Fully 76% of libraries lend e-books to patrons, according to the ALA.55 Yet, most citizens, even those who are library patrons, are unsure of whether their local library offers this service. Asked if their public library lent e-books to patrons, 63% of those ages 16 and older who do not already read or borrow e-books from libraries are unable to say if the library does or does not lend them. Some 22% say that their library does lend out e-books, and 14% say that it does not.
Even among library fans and patrons, many are relatively in the dark about whether their local library offers e-book lending in the first place:
- 58% of all library card holders say they do not know if their library provides e-book lending services.
- 55% of all those who say the library is “very important” to them say they do not know if their library lends e-books.
- 53% of all tablet computer owners say they do not know if their library lends e-books.
- 48% of all owners of e-readers such as original Kindles and NOOKs say they do not know if their library lends e-books.
- 47% of all those who read an e-book in the past year say they do not know if their library lends e-books.
Among the 22% of non-borrowers who said their libraries did offer e-book borrowing, those who were most likely to say their library lent out e-books included: those ages 50 and older, those with at least some college experience or a college degree, those living in households earning $50,000 or more. The non-e-book borrowers who were most likely to say their local library did not facilitate e-book borrowing included: African-Americans, Hispanics, and those under age 30 (especially those ages 16-17).

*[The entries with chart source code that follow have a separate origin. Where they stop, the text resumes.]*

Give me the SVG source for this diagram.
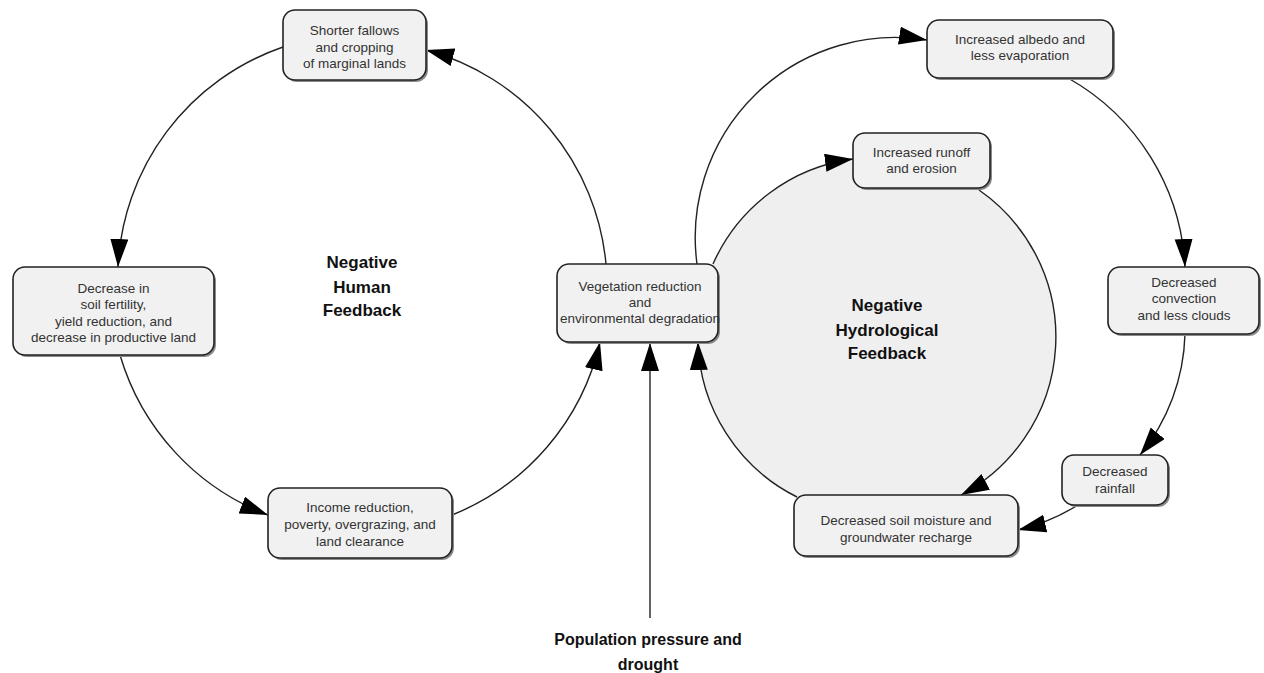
<svg xmlns="http://www.w3.org/2000/svg" width="1264" height="673" viewBox="0 0 1264 673">
<defs>
<style>
.box{fill:#f1f1f1;stroke:#222;stroke-width:1.6}
.shadow{fill:#8a8a8a}
.t{font-family:"Liberation Sans",Arial,sans-serif;font-size:13.5px;fill:#333;text-anchor:middle}
.lbl{font-family:"Liberation Sans",Arial,sans-serif;font-size:17px;font-weight:bold;fill:#111;text-anchor:middle}
.pop{font-family:"Liberation Sans",Arial,sans-serif;font-size:16px;font-weight:bold;fill:#111;text-anchor:middle}
.c{fill:none;stroke:#222;stroke-width:1.4;marker-end:url(#ah)}
</style>
<marker id="ah" markerUnits="userSpaceOnUse" markerWidth="30" markerHeight="20" refX="28" refY="9" orient="auto">
<path d="M0,0 L28,9 L0,18 z" fill="#000"/>
</marker>
</defs>
<rect width="1264" height="673" fill="#fff"/>
<circle id="hydro-area" cx="877" cy="337" r="179" fill="#efefef"/>
<g id="connectors">
<path class="c" d="M283,47 A245,245 0 0 0 118,267"/>
<path class="c" d="M120,355 A245,245 0 0 0 268,515"/>
<path class="c" d="M452,515 A245,245 0 0 0 600,342"/>
<path class="c" d="M606,264 A245,245 0 0 0 426,50"/>
<path class="c" d="M713,264 A179,179 0 0 1 853,159"/>
<path class="c" d="M979,190 A179,179 0 0 1 961,495"/>
<path class="c" d="M797,497 A179,179 0 0 1 698,342"/>
<path class="c" d="M697,264 A200,200 0 0 1 927,40"/>
<path class="c" d="M1068,78 A230,230 0 0 1 1185,267"/>
<path class="c" d="M1185,334 A200,200 0 0 1 1140,455"/>
<path class="c" d="M1078,505 A200,200 0 0 1 1018,530"/>
<path class="c" d="M650,618 L650,343"/>
</g>
<g id="shorter-fallows">
<rect class="shadow" x="285" y="12" width="143" height="70" rx="12"/>
<rect class="box" x="283" y="10" width="143" height="70" rx="12"/>
<text class="t" x="354.5" y="35">Shorter fallows</text>
<text class="t" x="354.5" y="52">and cropping</text>
<text class="t" x="354.5" y="68">of marginal lands</text>
</g>
<g id="decrease-fertility">
<rect class="shadow" x="15" y="269" width="201" height="88" rx="12"/>
<rect class="box" x="13" y="267" width="201" height="88" rx="12"/>
<text class="t" x="113.5" y="293">Decrease in</text>
<text class="t" x="113.5" y="309">soil fertility,</text>
<text class="t" x="113.5" y="326">yield reduction, and</text>
<text class="t" x="113.5" y="342">decrease in productive land</text>
</g>
<g id="income-reduction">
<rect class="shadow" x="270" y="490" width="184" height="70" rx="12"/>
<rect class="box" x="268" y="488" width="184" height="70" rx="12"/>
<text class="t" x="360" y="512">Income reduction,</text>
<text class="t" x="360" y="529">poverty, overgrazing, and</text>
<text class="t" x="360" y="546">land clearance</text>
</g>
<g id="vegetation-reduction">
<rect class="shadow" x="559" y="266" width="161" height="78" rx="12"/>
<rect class="box" x="557" y="264" width="161" height="78" rx="12"/>
<text class="t" x="640" y="291">Vegetation reduction</text>
<text class="t" x="640" y="307">and</text>
<text class="t" x="640" y="323">environmental degradation</text>
</g>
<g id="albedo">
<rect class="shadow" x="929" y="22" width="186" height="58" rx="12"/>
<rect class="box" x="927" y="20" width="186" height="58" rx="12"/>
<text class="t" x="1020" y="44">Increased albedo and</text>
<text class="t" x="1020" y="60">less  evaporation</text>
</g>
<g id="runoff">
<rect class="shadow" x="855" y="135" width="137" height="55" rx="12"/>
<rect class="box" x="853" y="133" width="137" height="55" rx="12"/>
<text class="t" x="921.5" y="157">Increased runoff</text>
<text class="t" x="921.5" y="173">and erosion</text>
</g>
<g id="convection">
<rect class="shadow" x="1110" y="269" width="151" height="67" rx="12"/>
<rect class="box" x="1108" y="267" width="151" height="67" rx="12"/>
<text class="t" x="1184" y="287">Decreased</text>
<text class="t" x="1184" y="303">convection</text>
<text class="t" x="1184" y="320">and  less clouds</text>
</g>
<g id="rainfall">
<rect class="shadow" x="1064" y="457" width="106" height="50" rx="12"/>
<rect class="box" x="1062" y="455" width="106" height="50" rx="12"/>
<text class="t" x="1115" y="476">Decreased</text>
<text class="t" x="1115" y="493">rainfall</text>
</g>
<g id="soil-moisture">
<rect class="shadow" x="796" y="497" width="224" height="61" rx="12"/>
<rect class="box" x="794" y="495" width="224" height="61" rx="12"/>
<text class="t" x="906" y="525">Decreased soil moisture and</text>
<text class="t" x="906" y="542">groundwater recharge</text>
</g>
<g id="human-label">
<text class="lbl" x="362" y="268">Negative</text>
<text class="lbl" x="362" y="293">Human</text>
<text class="lbl" x="362" y="316">Feedback</text>
</g>
<g id="hydro-label">
<text class="lbl" x="887" y="311">Negative</text>
<text class="lbl" x="887" y="336">Hydrological</text>
<text class="lbl" x="887" y="359">Feedback</text>
</g>
<g id="population">
<text class="pop" x="648" y="645">Population pressure and</text>
<text class="pop" x="648" y="670">drought</text>
</g>
</svg>
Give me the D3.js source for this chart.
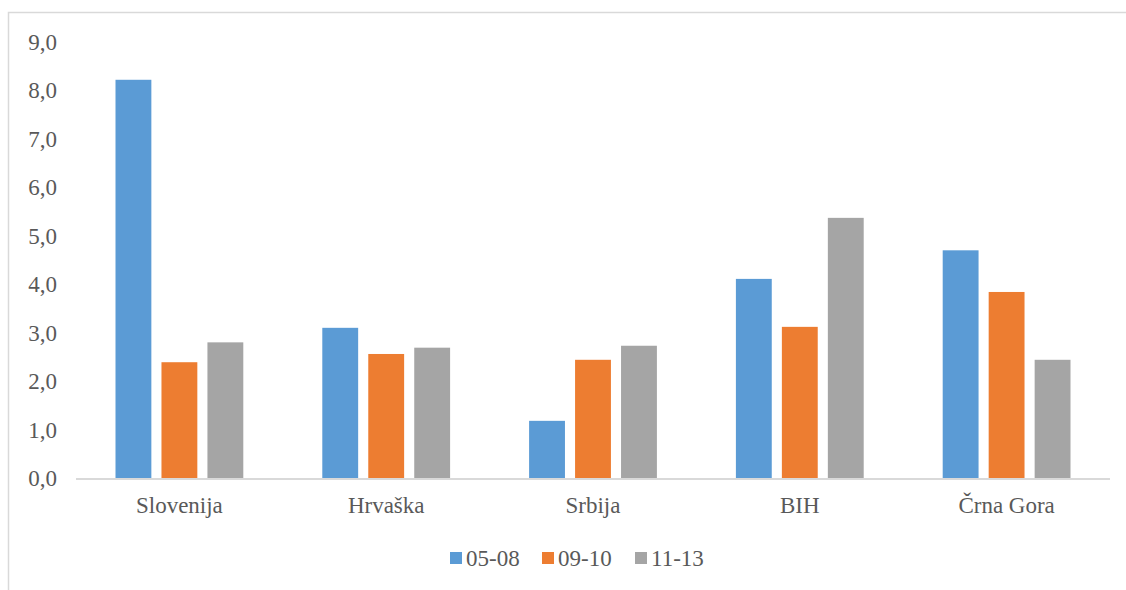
<!DOCTYPE html>
<html>
<head>
<meta charset="utf-8">
<script src="https://cdn.jsdelivr.net/npm/d3@7"></script>
<style>
  body { margin: 0; background: #fff; }
  svg { display: block; }
</style>
</head>
<body>
<svg width="1126" height="590" font-family="serif"></svg>
<script>
const categories = ["Slovenija", "Hrvaška", "Srbija", "BIH", "Črna Gora"];
const seriesNames = ["05-08", "09-10", "11-13"];
const s0508 = [8.22, 3.10, 1.18, 4.11, 4.70];
const s0910 = [2.39, 2.56, 2.44, 3.12, 3.84];
const s1113 = [2.80, 2.69, 2.73, 5.37, 2.44];
const yTicks = [0, 1, 2, 3, 4, 5, 6, 7, 8, 9];
const colors = ["#5b9bd5", "#ed7d31", "#a5a5a5"];

const seriesValues = [s0508, s0910, s1113];

const svg = d3.select("svg");
const width = 1126, height = 590;
const margin = { left: 76, right: 16, top: 42, bottom: 112 };

// chart frame (right and bottom edges fall outside the picture)
svg.append("rect")
    .attr("x", 8.5).attr("y", 12.5)
    .attr("width", 1130).attr("height", 600)
    .attr("fill", "none")
    .attr("stroke", "#d9d9d9")
    .attr("stroke-width", 1.5);

const x = d3.scaleBand()
    .domain(categories)
    .range([margin.left, width - margin.right])
    .paddingInner(0.382)
    .paddingOuter(0.191);

const xs = d3.scaleBand()
    .domain(seriesNames)
    .range([0, x.bandwidth()])
    .paddingInner(0.22);

const y = d3.scaleLinear()
    .domain([0, 9])
    .range([height - margin.bottom, margin.top]);

// bars
const groups = svg.append("g")
    .selectAll("g")
    .data(categories)
    .enter().append("g")
    .attr("transform", d => `translate(${x(d)},0)`);

groups.selectAll("rect")
    .data((c, i) => seriesNames.map((s, j) => ({ s, j, v: seriesValues[j][i] })))
    .enter().append("rect")
    .attr("x", d => xs(d.s))
    .attr("y", d => y(d.v))
    .attr("width", xs.bandwidth())
    .attr("height", d => y(0) - y(d.v))
    .attr("fill", d => colors[d.j]);

// baseline
svg.append("line")
    .attr("x1", margin.left).attr("x2", width - margin.right)
    .attr("y1", y(0) + 1).attr("y2", y(0) + 1)
    .attr("stroke", "#d9d9d9")
    .attr("stroke-width", 2);

// y tick labels
svg.selectAll(".ytick")
    .data(yTicks)
    .enter().append("text")
    .attr("class", "ytick")
    .attr("font-family", "serif")
    .attr("font-size", 23)
    .attr("fill", "#595959")
    .attr("x", 57)
    .attr("y", d => y(d) + 8)
    .attr("text-anchor", "end")
    .text(d => d3.format(".1f")(d).replace(".", ","));

// category labels
svg.selectAll(".xlabel")
    .data(categories)
    .enter().append("text")
    .attr("class", "xlabel")
    .attr("font-family", "serif")
    .attr("font-size", 23)
    .attr("fill", "#595959")
    .attr("x", d => x(d) + x.bandwidth() / 2)
    .attr("y", 513)
    .attr("text-anchor", "middle")
    .text(d => d);

// legend
const legendX = [450, 542, 635];
svg.selectAll(".lkey")
    .data(seriesNames)
    .enter().append("rect")
    .attr("class", "lkey")
    .attr("x", (d, i) => legendX[i])
    .attr("y", 552)
    .attr("width", 12).attr("height", 12)
    .attr("fill", (d, i) => colors[i]);

svg.selectAll(".ltext")
    .data(seriesNames)
    .enter().append("text")
    .attr("class", "ltext")
    .attr("font-family", "serif")
    .attr("font-size", 23)
    .attr("fill", "#595959")
    .attr("x", (d, i) => legendX[i] + 16)
    .attr("y", 566)
    .text(d => d);
</script>
</body>
</html>
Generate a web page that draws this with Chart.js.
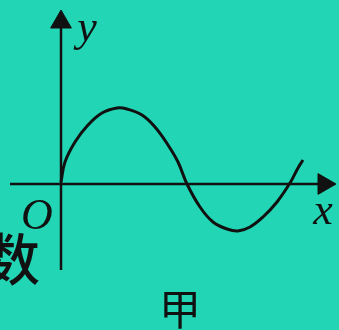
<!DOCTYPE html>
<html>
<head>
<meta charset="utf-8">
<script src="https://cdn.jsdelivr.net/npm/chart.js@4/dist/chart.umd.min.js"></script>
<style>
  html, body { margin: 0; padding: 0; background: #22d5b4; overflow: hidden; }
  #wrap { position: relative; width: 339px; height: 330px; }
  .lbl { position: absolute; transform: translate(-50%, -50%); line-height: 1; color: #111; white-space: nowrap; }
  .it { font-family: "Liberation Serif", "DejaVu Serif", serif; font-style: italic; }
  .cjk { font-family: "Noto Sans CJK SC", sans-serif; }
</style>
</head>
<body>
<div id="wrap">
  <canvas id="waveChart"></canvas>
  <span class="lbl it" style="left:87px; top:27px; font-size:44px;">y</span>
  <span class="lbl it" style="left:323px; top:210px; font-size:44px;">x</span>
  <span class="lbl it" style="left:37px; top:215px; font-size:44px;">O</span>
  <span class="lbl cjk" style="left:12px; top:256px; font-size:56px; font-weight:500;">数</span>
  <span class="lbl cjk" style="left:180px; top:307px; font-size:42px; font-weight:400;">甲</span>
</div>
<script>
  // curve (1 unit = 10 px, origin at O)
  const curveX = [0, 0.4, 1.4, 2.7, 4.1, 5.6, 6.6, 8.1, 9.4, 10.7, 11.7, 12.6, 13.9, 15.2, 16.6, 17.7, 18.9, 20.2, 21.6, 22.9, 23.7, 24.2];
  const curveY = [0.2, 2.2, 4.2, 5.9, 7.1, 7.6, 7.5, 6.9, 5.7, 3.9, 2.2, 0, -2.3, -3.8, -4.5, -4.7, -4.3, -3.3, -1.8, 0.1, 1.6, 2.4];

  // axis extents
  const xAxisFrom = -5.1, xAxisTo = 26.9;
  const yAxisFrom = -8.6, yAxisTo = 17.0;
  const xArrowAt = 26.3, yArrowAt = 16.2;

  // visible window
  const xMin = -6.1, xMax = 27.8;
  const yMin = -14.6, yMax = 18.4;

  const INK = '#111111';

  function pts(xs, ys) {
    return xs.map(function (x, i) { return { x: x, y: ys[i] }; });
  }

  new Chart(document.getElementById('waveChart'), {
    type: 'scatter',
    data: {
      datasets: [
        {
          label: 'x axis',
          data: [{ x: xAxisFrom, y: 0 }, { x: xAxisTo, y: 0 }],
          showLine: true, borderColor: INK, borderWidth: 2.5, pointRadius: 0
        },
        {
          label: 'y axis',
          data: [{ x: 0, y: yAxisFrom }, { x: 0, y: yAxisTo }],
          showLine: true, borderColor: INK, borderWidth: 2.5, pointRadius: 0
        },
        {
          label: 'arrows',
          data: [{ x: xArrowAt, y: 0 }, { x: 0, y: yArrowAt }],
          pointStyle: 'triangle', pointRadius: 12, pointRotation: [90, 0],
          backgroundColor: INK, borderColor: INK, borderWidth: 1
        },
        {
          label: 'wave',
          data: pts(curveX, curveY),
          showLine: true, borderColor: INK, borderWidth: 3, pointRadius: 0,
          tension: 0.4
        }
      ]
    },
    options: {
      responsive: true,
      maintainAspectRatio: false,
      animation: false,
      layout: { padding: 0, autoPadding: false },
      plugins: { legend: { display: false }, tooltip: { enabled: false } },
      scales: {
        x: { type: 'linear', min: xMin, max: xMax, display: false },
        y: { type: 'linear', min: yMin, max: yMax, display: false }
      }
    }
  });
</script>
</body>
</html>
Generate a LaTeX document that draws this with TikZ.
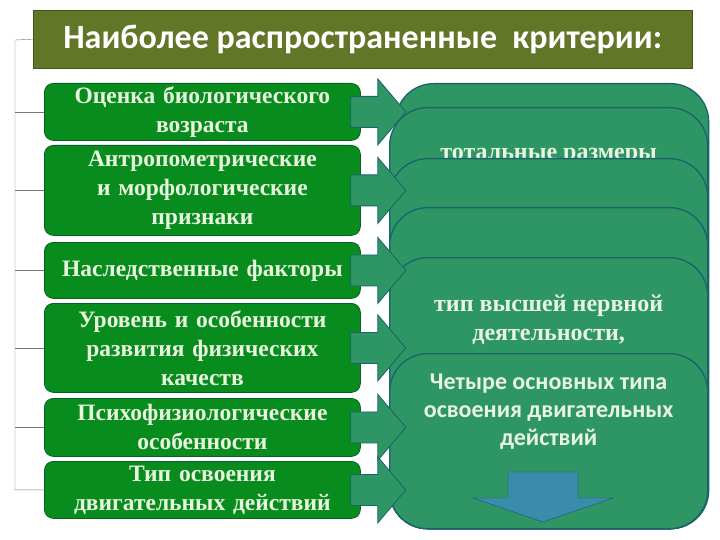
\documentclass[tikz,border=0pt]{standalone}
\usepackage{fontspec}
\setmainfont{Liberation Serif}
\newfontfamily\headfont{Carlito}
\usetikzlibrary{positioning}
\definecolor{titlecolor}{RGB}{98,118,40}
\definecolor{boxgreen}{RGB}{8,140,30}
\definecolor{boxedge}{RGB}{10,95,40}
\definecolor{cardgreen}{RGB}{46,150,100}
\definecolor{cardedge}{RGB}{28,98,108}
\definecolor{textlight}{RGB}{232,246,222}
\definecolor{dropblue}{RGB}{58,140,172}
\definecolor{linegray}{RGB}{105,122,132}

\begin{document}
\begin{tikzpicture}[
    x=1pt, y=-1pt,
    headline/.style={rectangle, draw=titlecolor!70!black, fill=titlecolor, minimum width=659pt, minimum height=58pt, inner sep=0pt, font=\headfont\bfseries\fontsize{34}{38}\selectfont, text=white},
    factor/.style={rectangle, draw=boxedge, thick, fill=boxgreen, rounded corners=9pt, minimum width=316pt, text width=316pt, align=center, inner sep=0pt, font=\bfseries\fontsize{23.5}{29}\selectfont, text=textlight},
    card/.style={rectangle, draw=cardedge, line width=1.3pt, fill=cardgreen, rounded corners=38pt, minimum width=318pt, inner sep=0pt},
    cardnote/.style={align=center, inner sep=0pt, font=\bfseries\fontsize{24}{29}\selectfont, text=textlight},
    cardsans/.style={align=center, inner sep=0pt, font=\headfont\bfseries\fontsize{24}{28}\selectfont, text=textlight},
    pointer/.style={draw=cardedge, thick, fill=cardgreen},
    bracket/.style={draw=linegray, thin}
]

% background
\useasboundingbox (0,0) rectangle (720,540);
\fill[white] (0,0) rectangle (720,540);

% Title
\node[headline, anchor=north west] (title) at (33,10) {Наиболее распространенные~ критерии:};

% Criteria
\node[factor, anchor=north west, minimum height=57pt] (bioage) at (44,83) {Оценка биологического\\возраста};
\node[factor, anchor=north west, minimum height=90pt] (anthro) at (44,145) {Антропометрические\\и морфологические\\признаки};
\node[factor, anchor=north west, minimum height=56pt] (heredity) at (44,242) {Наследственные факторы};
\node[factor, anchor=north west, minimum height=89pt] (physical) at (44,303) {Уровень и особенности\\развития физических\\качеств};
\node[factor, anchor=north west, minimum height=58pt] (psycho) at (44,398) {Психофизиологические\\особенности};
\node[factor, anchor=north west, minimum height=57pt] (motor) at (44,461) {Тип освоения\\двигательных действий};

% Bracket
\coordinate (spine) at (15,40);
\draw[bracket] (title.west) -- (spine) |- (motor.west);
\foreach \n in {bioage,anthro,heredity,physical,psycho}
    \draw[bracket] (\n.west) -- (\n.west -| spine);

% Cards
\node[card, anchor=north west, minimum height=445pt, minimum width=313pt] (card1) at (395,83) {};
\node[card, anchor=north west, minimum height=421pt] (card2) at (389,107) {};
\node[cardnote, anchor=base] (sizes) at ([yshift=-53pt]card2.north) {тотальные размеры};
\node[card, anchor=north west, minimum height=370pt] (card3) at (389,158) {};
\node[card, anchor=north west, minimum height=321pt] (card4) at (389,207) {};
\node[card, anchor=north west, minimum height=271pt] (card5) at (389,257) {};
\node[cardnote, anchor=base] (nervous) at ([yshift=-83pt]card5.north) {тип высшей нервной\\деятельности,};
\node[card, anchor=north west, minimum height=175pt] (card6) at (389,353) {};
\node[cardsans, anchor=base] (fourtypes) at ([yshift=-92pt]card6.north) {Четыре основных типа\\освоения двигательных\\действий};

% Down arrow
\coordinate (drop) at (543,472);
\draw[draw=dropblue!60!black, fill=dropblue] ([xshift=-35pt]drop) -- ++(70,0) -- ++(0,26) -- ++(35,0)
    -- ++(-70,24) -- ++(-70,-24) -- ++(35,0) -- cycle;

% Arrows
\foreach \n in {bioage,anthro,heredity,physical,psycho,motor}
    \draw[pointer] ([xshift=-10pt,yshift=15.5pt]\n.east) -- ++(27,0) -- ++(0,-17.5) -- ++(28,33)
        -- ++(-28,33) -- ++(0,-17.5) -- ++(-27,0) -- cycle;

\end{tikzpicture}
\end{document}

Many librarians say that despite their increasing use of technology, libraries are still seen as collections of print books and the occasional microfiche machine. “People still think of libraries as old dusty books on shelves, and it’s a perception we’re always trying to fight,” the director of information technology at the Boston Public Library told the New York Times in 2009.56 This impression has still been slow to change. In fact, the OCLC’s recent report, “Perceptions of Libraries, 2010: Context and Community,” found that if anything, the association of libraries with books has become stronger in recent years. “As new consumer devices and online services have captured the information consumer’s time and mindshare, his perception of libraries as books has solidified,” the report said, with 75% of survey respondents saying that “books” is the first thing that comes to mind when thinking about the library—up from 69% in 2005.57
For more about how libraries communicate with patrons about services, please see the section titled “Checking out e-books” in Part 6 of this report.
Why not borrow e-books?
In the December 2011 national phone survey, we asked the 88% of e-book readers who did not borrow e-books from libraries in the past 12 months whether they had tried do so: Only 4% reported that they had attempted this, and 96% had not. Looking specifically at e-book readers, we find that 84% of those who read an e-book in the previous year did not try to borrow one from their local library.
There was no one dominant reason as to why e-book readers who do not borrow books from their public library do not do so. About one in five (22%) cited issues of convenience, often saying it was easier to obtain e-books another way. A similar number (19%) said that they didn’t know their library offered e-books in the first place. The full list of reasons is shown in the following table.
Help and training from librarians
We also asked those who do not already borrow e-books at the public library how likely they would be to take advantage of certain resources if their library were to offer it. The results:
- 46% of those who do not currently borrow e-books from libraries say they would be “very” or “somewhat” likely to borrow an e-reading device that came loaded with a book the wanted to read.
- 32% of those who do not currently borrow e-books from libraries say they would be “very” or “somewhat” likely to take a library class on how to download e-books onto handheld devices.
- 32% of those who do not currently borrow e-books from libraries say they would be “very” or “somewhat” likely to take a course at a library in how to use an e-reader or tablet computer.
While about three in ten people ages 16 and older are interested in taking classes on e-readers or downloading e-books, the most popular idea was pre-loaded e-readers: almost half (46%) said that they would check out e-readers already loaded with the book they wanted to read. Currently, this practice is not particularly widespread at public libraries; some 15% of public libraries circulate preloaded e-reading devices (up from 5% the previous year), and 26% expect to in the future, according to the 2011 survey from Library Journal and School Library Journal.58 Meanwhile, according to the ALA’s 2011-2012 Public Library Funding & Technology Access Study, 39% of libraries offer e-readers to patrons for check-out.59
All three possibilities are most popular with minorities, those under age 65, those in households making less than $30,000 per year, those who had not completed high school, and parents of minor children. Among the other significant findings:
- Women who do not currently borrow e-books from libraries are more interested than men in taking classes on how to use handheld reading devices such as e-readers or tablets.
- While adults ages 65 and older are the age group least likely to be interested in any of the ideas, adults ages 50-64 are more interested in taking classes on using e-readers or downloading e-books than any other age group.
- Urban users are more interested than suburban or rural users in pre-loaded e-readers, while rural users are the least interested geographic group. Urban users are also somewhat more likely than users in other areas to be interested in classes on using handheld reading devices.